Dave started off with the essential Escort panel vans, but a Sandman always seemed like a distant fantasy. The fact that he now owns one is definitely a big life goal crossed off the list. The opportunity to own his dream car arose around seven years ago, and Dave jumped at it. 
The Sandman had been restored in the ’90s, so it was in pretty good nick, and all the problem rust areas had been well taken care of. But the decals were fading, it was on the wrong wheels, and the engine bay contained far too many chrome dress-up parts. 

Tidying the Sandman up has been an ongoing mission for Dave, who has sorted a full set of original Holden Rostyle alloys, tidied up the interior — note the aftermarket steering wheel, as Dave finds the original too big — refreshed the engine bay, and taken care of the bodywork, paint, and decals. 

“It’s a driver, not a show car,” Dave points out, and he’s never taken it off the road for any of work he’s done to it. After all, it’s a slippery slope down into the obsessive realms of full restoration, and he’s got a genuine Falcon XA GT for that. 
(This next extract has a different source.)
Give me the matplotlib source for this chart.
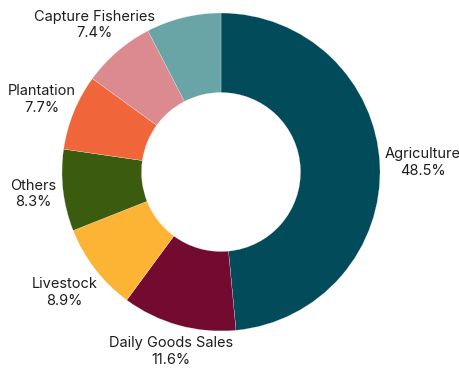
import numpy as np
import matplotlib.pyplot as plt

sectors = ["Agriculture", "Daily Goods Sales", "Livestock", "Others",
           "Plantation", "Capture Fisheries", ""]
shares = [48.5, 11.6, 8.9, 8.3, 7.7, 7.4, 7.6]
colors = ["#024b5a", "#730a2f", "#fdb333", "#3b5c0e",
          "#f0663a", "#db8b90", "#69a5a6"]

# distance of each label centre from the pie centre (in radii)
label_r = [1.27, 1.17, 1.245, 1.19, 1.215, 1.22]

plt.rcParams['font.family'] = ['Inter', 'DejaVu Sans']

fig = plt.figure(figsize=(4.6, 3.74), dpi=100)
ax = fig.add_axes([0, 0, 1, 1])

wedges, _ = ax.pie(shares, colors=colors, startangle=90, counterclock=False,
                   radius=1.0, wedgeprops=dict(width=0.5, edgecolor="white", linewidth=0.15))

start = 90.0
for name, val, r in zip(sectors, shares, label_r):
    mid = np.deg2rad(start - val * 3.6 / 2)
    start -= val * 3.6
    if not name:
        continue
    ax.text(r * np.cos(mid), r * np.sin(mid), f"{name}\n{val:.1f}%",
            ha="center", va="center", multialignment="center",
            fontsize=10.5, color="#1e1e1e", linespacing=1.25)

ax.set_xlim(-221 / 159, (460 - 221) / 159)
ax.set_ylim((172 - 374) / 159, 172 / 159)
ax.set_aspect("equal")
ax.axis("off")

fig.savefig("out.png", dpi=100)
The Sandman runs an original Holden 308 V8, with M21 four-speed manual gearbox and a Salisbury 10-bolt diff. Inside, the Sandman-spec GTS interior is all there, in very well maintained condition. The party area has been reupholstered, too, with an integrated storage compartment, as well as ample space for a kip. Dave’s driven the old Holden up to Kumeu a few times, crashing in the back, and it does just fine at that. 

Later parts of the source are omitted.